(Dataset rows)

.....

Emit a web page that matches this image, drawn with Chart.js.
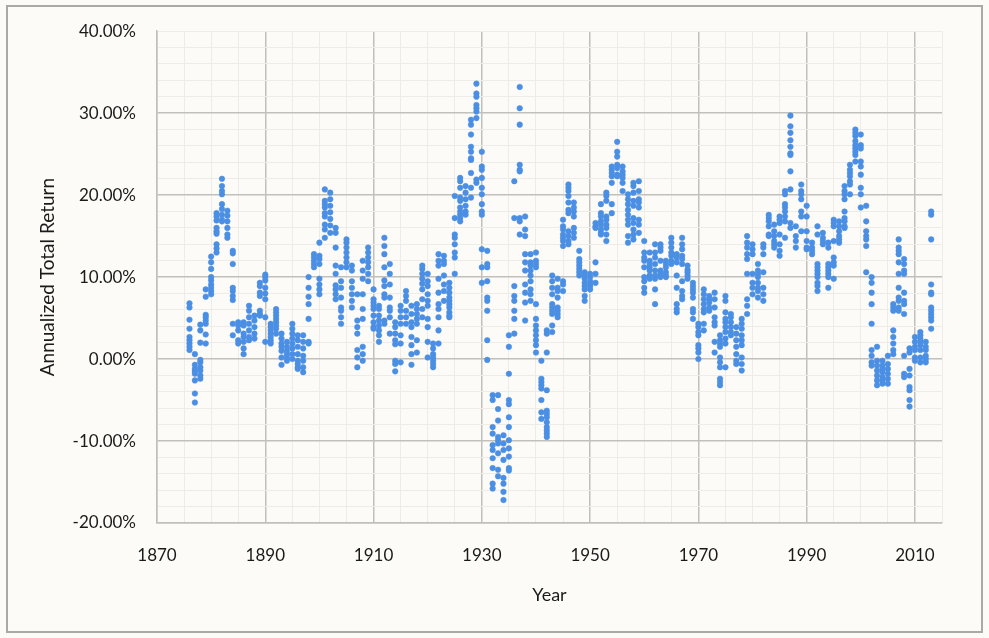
<!DOCTYPE html>
<html>
<head>
<meta charset="utf-8">
<script src="https://cdn.jsdelivr.net/npm/chart.js@4"></script>
<style>
  html, body { margin: 0; padding: 0; background: #fcfbf7; }
  canvas { display: block; }
</style>
</head>
<body>
<canvas id="c" width="989" height="638"></canvas>
<script>
// ---- Data (values in percent) ----
const years = [1876,1877,1878,1879,1880,1881,1882,1883,1884,1885,1886,1887,1888,1889,1890,
1891,1892,1893,1894,1895,1896,1897,1898,1899,1900,1901,1902,1903,1904,1905,1906,1907,1908,1909,
1910,1911,1912,1913,1914,1915,1916,1917,1918,1919,1920,1921,1922,1923,1924,1925,1926,1927,1928,1929,
1930,1931,1932,1933,1934,1935,1936,1937,1938,1939,1940,1941,1942,1943,1944,1945,1946,1947,1948,1949,
1950,1951,1952,1953,1954,1955,1956,1957,1958,1959,1960,1961,1962,1963,1964,1965,1966,1967,1968,1969,
1970,1971,1972,1973,1974,1975,1976,1977,1978,1979,1980,1981,1982,1983,1984,1985,1986,1987,1988,1989,
1990,1991,1992,1993,1994,1995,1996,1997,1998,1999,2000,2001,2002,2003,2004,2005,2006,2007,2008,2009,
2010,2011,2012,2013];

const returns = [
[6.8,6.3,4.8,3.7,2.7,2.3,1.9,1.5,1.1],
[0.6,-0.7,-1.2,-1.5,-1.8,-2.6,-4.2,-5.3],
[4.2,3.5,2.0,-0.1,-0.4,-1.0,-1.4,-2.0,-2.4],
[8.5,7.6,5.4,5.1,4.7,4.3,3.0,1.9],
[12.5,11.8,11.0,10.0,9.6,9.1,8.7,8.3,7.9],
[17.8,17.4,16.9,16.0,15.6,15.3,14.0,13.5,13.0],
[22.0,21.1,20.5,20.1,18.9,18.3,17.6,17.0,16.8],
[18.1,17.5,16.8,16.0,15.2,14.8],
[13.2,12.9,11.6,8.7,8.3,7.7,7.2,4.3,2.9],
[4.5,4.1,3.5,2.3,1.9],
[4.5,4.1,3.1,2.7,2.1,1.3,0.6],
[6.5,5.9,5.1,4.3,3.5,2.7,2.3],
[5.3,4.7,3.9,3.1,2.5],
[9.3,8.9,8.1,7.7,5.9,5.5,5.3],
[10.3,10.0,9.6,8.7,8.0,7.3,5.1,2.1],
[4.3,3.9,3.5,3.1,2.7,2.3,1.9],
[6.1,5.7,5.3,4.9,4.5,4.1,3.7,3.1],
[3.1,2.5,1.9,1.5,1.0,0.2,-0.7],
[2.1,1.5,1.0,0.6,0.2,-0.2],
[4.3,3.7,3.1,2.5,1.9,1.3,0.6,0.0],
[2.9,2.3,1.5,0.6,-0.2,-0.6,-1.0,-1.2],
[2.9,2.1,1.3,0.4,-0.2,-1.0,-1.6],
[10.0,8.7,7.6,6.7,4.9,2.1,1.9],
[12.8,12.4,12.0,11.6,11.2],
[14.2,12.6,12.2,11.6,9.8,9.1,8.5,7.9],
[20.7,19.3,18.9,18.5,17.8,17.4,16.4,15.8,14.8],
[20.3,19.5,18.7,17.9,17.1,16.3,15.4],
[16.0,15.4,13.6,11.4,10.4,9.0,8.5,7.9,7.3],
[11.2,9.5,8.7,7.5,6.3,5.9,5.1,4.3],
[14.6,14.2,13.6,13.0,12.4,11.8,11.2],
[11.4,10.8,9.5,8.7,7.9,7.1,6.3],
[7.9,4.7,3.9,3.1,1.1,0.2,-1.0],
[12.0,10.8,9.8,7.9,6.1,4.9,1.5,0.6,-0.2],
[13.6,13.0,12.4,11.8,11.2,10.4,9.5],
[8.5,7.3,6.9,6.5,6.1,5.3,4.5,3.9,3.7],
[6.5,6.1,5.3,4.7,4.1,3.5,2.9,2.1],
[14.8,13.8,12.8,11.2,9.6,8.9,7.9,7.5,4.7,4.3],
[11.6,10.4,9.1,7.5,6.3,5.9,5.1,3.1],
[4.5,3.9,3.1,2.3,1.8,-0.2,-0.6,-1.5],
[6.5,5.9,5.1,4.3,2.9,1.9,-0.4],
[8.3,7.7,7.1,5.9,5.1,4.3],
[6.5,5.5,4.5,3.9,2.7,1.7,0.6,-0.7],
[6.7,6.1,5.5,4.9,4.3,2.3,0.8],
[11.4,11.0,10.4,9.8,9.2,8.5,7.3,6.1,5.1],
[10.4,9.5,8.9,7.9,7.1,6.5,4.9,3.9,2.1,0.2],
[1.9,1.3,0.6,0.2,-0.2,-0.6,-1.0],
[12.8,12.0,11.4,9.8,8.1,6.7,6.1,5.1,3.5,1.9],
[12.6,12.0,11.6,10.2,9.1,8.3,7.1],
[9.3,8.7,8.1,7.5,7.1,6.7,6.3,5.7,5.3,5.1],
[19.9,17.2,15.2,14.8,14.0,13.0,12.4,10.4],
[22.1,21.7,20.9,19.7,19.3,18.5,18.0,17.6,17.2,16.8],
[21.1,20.3,19.5,18.7,18.0,17.6],
[29.2,28.6,27.4,25.9,25.3,24.5,24.3,22.7,20.9,19.7],
[33.6,32.4,32.0,31.0,30.6,30.2,29.4,21.9,21.5],
[25.3,23.5,23.1,22.1,20.9,20.1,18.9,18.0,17.6,13.4,11.2,9.3],
[13.2,11.6,11.2,9.5,7.5,7.1,5.9,2.3,-0.1],
[-4.4,-5.0,-8.3,-9.1,-10.5,-11.1,-12.1,-13.3,-15.2,-15.8],
[-4.4,-6.1,-7.5,-9.5,-9.9,-10.3,-11.5,-13.5,-14.3],
[-9.3,-10.3,-11.1,-12.3,-14.5,-15.2,-16.2,-17.2],
[2.9,1.5,-1.8,-5.0,-5.5,-7.1,-8.3,-9.9,-10.9,-11.9,-13.3,-13.6],
[21.7,17.2,8.9,7.7,7.1,5.9,4.9,3.1],
[33.2,30.6,28.6,23.7,23.1,22.9,17.2,16.8,15.2],
[17.4,15.8,15.0,12.8,11.8,10.8,9.1,8.1,6.9,4.7],
[12.8,11.8,11.4,10.8,10.2,9.5,8.5,7.9,7.1],
[13.0,12.0,11.6,11.2,6.7,4.9,4.1,3.5,2.9,2.3,1.7,0.8],
[-0.2,-2.4,-2.8,-3.2,-3.6,-5.0,-6.5,-7.3],
[3.5,3.1,0.8,-3.8,-6.3,-6.7,-7.1,-7.7,-8.3,-8.7,-9.1,-9.5],
[10.2,9.5,8.7,7.9,6.7,6.3,5.9,5.5,4.1,3.3],
[9.8,8.7,8.3,7.5,6.3,5.9,5.5,5.1],
[17.0,16.2,15.8,15.2,14.8,14.4,13.8,9.5,9.1,8.3],
[21.3,20.9,20.5,19.9,19.1,18.2,17.8,15.6,15.0,14.4,14.0],
[19.1,18.5,18.0,17.4,16.0,15.4,14.8],
[13.2,12.2,11.8,11.4,11.0,10.6,10.2],
[10.6,10.2,9.8,9.3,8.9,8.5,7.7,7.1],
[10.4,10.0,9.5,9.1,8.9,8.5],
[16.6,16.2,16.0,11.8,10.4,9.3],
[18.9,17.8,17.4,16.8,16.4,15.8,15.4,15.2],
[20.3,19.9,19.3,17.4,17.0,16.4,16.0,15.2,14.4],
[23.5,23.1,22.7,22.3,21.5,18.9,17.8],
[26.5,25.3,24.7,23.7,23.3,22.5,22.3],
[23.5,22.9,22.5,22.1,21.5,20.5],
[20.1,19.5,18.9,18.2,17.6,17.0,16.4,15.0,14.2],
[21.5,21.1,20.3,19.3,18.7,17.2,16.6,15.8,15.2,14.6],
[21.7,20.5,19.5,19.1,18.5,17.0,16.4,15.4],
[14.4,13.0,12.4,12.0,11.2,10.0,9.5,8.7,8.1],
[13.0,12.0,11.6,11.2,10.8,10.2,9.8],
[14.0,13.0,12.4,11.6,10.8,10.2,9.8,8.5,6.7],
[14.0,13.6,13.2,12.0,10.8,10.4,10.0],
[12.0,11.6,11.2,10.6,10.2,10.0],
[14.8,14.2,13.6,13.0,12.6,12.0,11.6],
[12.8,12.4,11.8,10.2,8.7,6.7,6.1,5.7],
[14.8,14.0,13.4,12.6,12.2,11.6,9.5,8.3,7.7,7.3],
[11.4,10.9,10.6,10.2,9.8],
[9.3,8.9,8.5,8.1,7.5,6.1,5.7,4.9],
[4.3,3.9,3.3,2.9,1.7,1.3,0.8,0.0],
[8.5,7.9,7.3,6.7,6.1,5.7,4.3,3.5],
[7.7,7.3,6.9,6.3,5.9],
[8.1,7.3,6.3,5.1,4.5,4.1,2.1,0.8],
[2.9,2.3,1.9,1.5,0.2,-0.4,-1.0,-2.4,-2.8,-3.2],
[7.7,7.1,5.7,4.9,4.5,3.9,3.3,2.5,1.9,-1.0],
[5.5,5.1,4.5,3.9,3.3,2.9],
[3.9,3.1,2.3,1.5,0.6,-0.2,-0.6],
[4.9,4.3,3.7,2.9,2.3,1.7,0.2,-0.6,-1.4],
[15.0,14.2,13.6,12.8,12.2,10.4,7.3,6.5,5.5],
[14.0,13.4,12.8,10.4,9.3,8.7,7.9],
[11.6,10.8,10.4,10.0,9.3,8.7,8.3,7.5],
[14.0,13.6,12.8,10.6,8.7,7.9,7.1],
[17.6,17.2,16.8,16.2,15.2,15.0],
[16.4,15.6,15.0,14.4,14.0,13.6],
[17.4,17.0,16.6,15.2,14.0,13.2,12.6],
[20.5,20.1,18.9,18.5,18.0,17.4,16.8,14.8],
[29.7,28.4,27.6,26.7,25.9,25.1,24.9,22.9,20.7,16.6,16.0],
[16.2,15.0,14.4,13.6],
[21.3,20.5,20.1,19.5,18.0,17.4,15.6],
[18.7,17.4,15.6,14.4,13.6,13.4],
[14.2,13.6,13.2,12.8],
[16.2,15.2,11.6,11.2,10.8,10.4,10.0,9.3,8.9,8.3],
[15.4,14.8,14.4,14.0],
[14.2,13.6,11.6,11.2,10.8,10.4,10.0,8.7],
[17.0,16.6,16.2,14.4,12.4,11.8,11.4,9.8],
[16.8,16.2,15.6,15.0,14.6,14.2],
[21.1,20.5,20.1,19.5,18.0,17.2,16.8,16.2,16.0],
[23.7,23.1,22.7,22.3,21.7,21.3,20.1],
[28.0,27.6,27.2,26.6,26.1,25.7,25.3,24.9,24.1],
[27.4,26.1,25.7,24.1,23.5,22.5,20.9,20.1,18.5],
[18.7,16.8,15.6,15.0,14.6,13.8,10.6],
[10.0,9.3,8.1,6.7,4.3,1.1,0.4,-0.4,-0.8],
[1.5,-0.2,-0.8,-1.4,-2.0,-2.6,-3.2],
[-0.2,-0.8,-1.2,-1.6,-2.2,-2.6,-3.0],
[0.4,-0.6,-1.2,-1.8,-2.4,-3.0],
[6.7,6.3,5.9,3.5,2.7,1.9,1.1,0.6],
[14.6,13.6,13.2,12.8,11.8,10.4,8.7,7.5,7.1,6.3,5.9],
[12.2,11.6,10.8,10.4,8.1,7.1,6.7,5.5,0.4,-1.8,-2.2],
[1.3,0.8,-1.2,-2.0,-3.4,-3.8,-5.0,-5.8],
[2.7,2.1,1.5,1.1,0.2,-0.2],
[3.3,2.9,2.5,2.1,1.7,1.1,0.2,-0.4],
[2.1,1.5,1.1,0.4,0.0,-0.4],
[18.0,17.6,14.6,9.1,8.1,7.9,6.3,5.9,5.5,5.1,4.7,3.7]
];

const yTickLabels = ['-20.00%','-10.00%','0.00%','10.00%','20.00%','30.00%','40.00%'];
const xTickLabels = ['1870','1890','1910','1930','1950','1970','1990','2010'];

// ---- Build points ----
const points = [];
years.forEach((yr, i) => {
  returns[i].forEach(v => points.push({x: yr, y: v}));
});

const BG = '#fcfbf7';
const MAJOR = '#c2c0bb';
const MINOR = '#eeece7';
const TEXT = '#1a1a1a';
const FONT = 'Lato, "Open Sans", "Liberation Sans", sans-serif';

const framePlugin = {
  id: 'frame',
  beforeDraw(chart) {
    const ctx = chart.ctx;
    ctx.save();
    ctx.fillStyle = BG;
    ctx.fillRect(0, 0, chart.width, chart.height);
    ctx.strokeStyle = '#a9a9a7';
    ctx.lineWidth = 2;
    ctx.strokeRect(7, 6, 975, 626);
    ctx.restore();
  }
};

new Chart(document.getElementById('c'), {
  type: 'scatter',
  data: {
    datasets: [{
      data: points,
      backgroundColor: '#4a8fe3',
      borderColor: '#4a8fe3',
      borderWidth: 0.5,
      pointRadius: 2.8,
      pointHoverRadius: 2.8
    }]
  },
  options: {
    responsive: false,
    animation: false,
    events: [],
    layout: { padding: { top: 29, right: 47, bottom: 0, left: 0 } },
    plugins: { legend: { display: false }, tooltip: { enabled: false } },
    scales: {
      x: {
        type: 'linear',
        min: 1870, max: 2015,
        afterFit(scale) { scale.height = 115; },
        grid: {
          drawTicks: false,
          color: c => ((c.tick.value - 1870) % 20 === 0 ? MAJOR : MINOR),
          lineWidth: c => ((c.tick.value - 1870) % 20 === 0 ? 1.5 : 1)
        },
        border: { color: MAJOR, width: 1.5 },
        ticks: {
          stepSize: 5,
          autoSkip: false,
          maxRotation: 0,
          padding: 22,
          color: TEXT,
          font: { family: FONT, size: 17 },
          callback: v => (xTickLabels.includes(String(v)) ? String(v) : '')
        },
        title: {
          display: true,
          text: 'Year',
          color: TEXT,
          font: { family: FONT, size: 18 },
          padding: { top: 0, bottom: 32 }
        }
      },
      y: {
        min: -20, max: 40,
        afterFit(scale) { scale.width = 157; },
        grid: {
          drawTicks: false,
          color: c => (c.tick.value % 10 === 0 && c.tick.value !== 40 ? MAJOR : MINOR),
          lineWidth: c => (c.tick.value % 10 === 0 && c.tick.value !== 40 ? 1.5 : 1)
        },
        border: { color: MAJOR, width: 1.5 },
        ticks: {
          stepSize: 2,
          autoSkip: false,
          padding: 21,
          color: TEXT,
          font: { family: FONT, size: 17 },
          callback: v => {
            const s = v.toFixed(2) + '%';
            return yTickLabels.includes(s) ? s : '';
          }
        },
        title: {
          display: true,
          text: 'Annualized Total Return',
          color: TEXT,
          font: { family: FONT, size: 19 },
          padding: { top: 36, bottom: 0 }
        }
      }
    }
  },
  plugins: [framePlugin]
});
</script>
</body>
</html>
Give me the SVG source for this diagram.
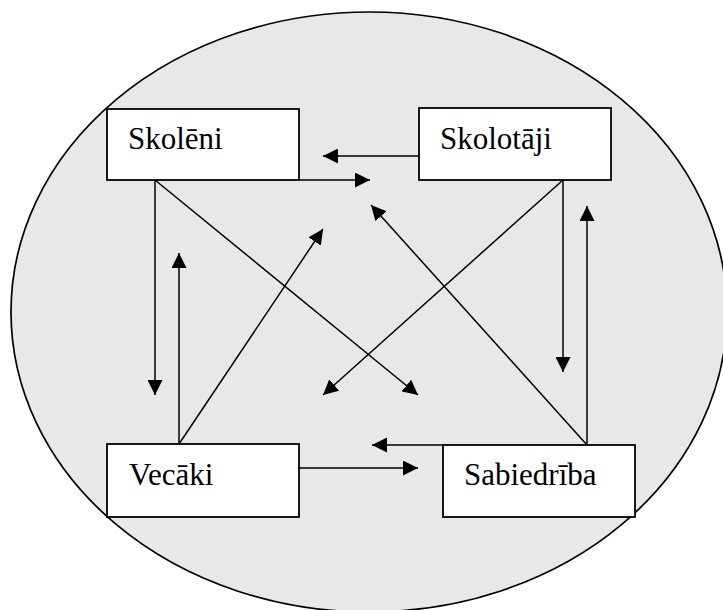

.....

**Directions for this task**
Write out nothing but the lines from the start of the data through the line with "2010,2011,2012,2013];". Leave out the pictures.

**Response to the exercise**
Emit a web page that matches this image, drawn with Chart.js.
<!DOCTYPE html>
<html>
<head>
<meta charset="utf-8">
<script src="https://cdn.jsdelivr.net/npm/chart.js@4"></script>
<style>
  html, body { margin: 0; padding: 0; background: #fcfbf7; }
  canvas { display: block; }
</style>
</head>
<body>
<canvas id="c" width="989" height="638"></canvas>
<script>
// ---- Data (values in percent) ----
const years = [1876,1877,1878,1879,1880,1881,1882,1883,1884,1885,1886,1887,1888,1889,1890,
1891,1892,1893,1894,1895,1896,1897,1898,1899,1900,1901,1902,1903,1904,1905,1906,1907,1908,1909,
1910,1911,1912,1913,1914,1915,1916,1917,1918,1919,1920,1921,1922,1923,1924,1925,1926,1927,1928,1929,
1930,1931,1932,1933,1934,1935,1936,1937,1938,1939,1940,1941,1942,1943,1944,1945,1946,1947,1948,1949,
1950,1951,1952,1953,1954,1955,1956,1957,1958,1959,1960,1961,1962,1963,1964,1965,1966,1967,1968,1969,
1970,1971,1972,1973,1974,1975,1976,1977,1978,1979,1980,1981,1982,1983,1984,1985,1986,1987,1988,1989,
1990,1991,1992,1993,1994,1995,1996,1997,1998,1999,2000,2001,2002,2003,2004,2005,2006,2007,2008,2009,
2010,2011,2012,2013];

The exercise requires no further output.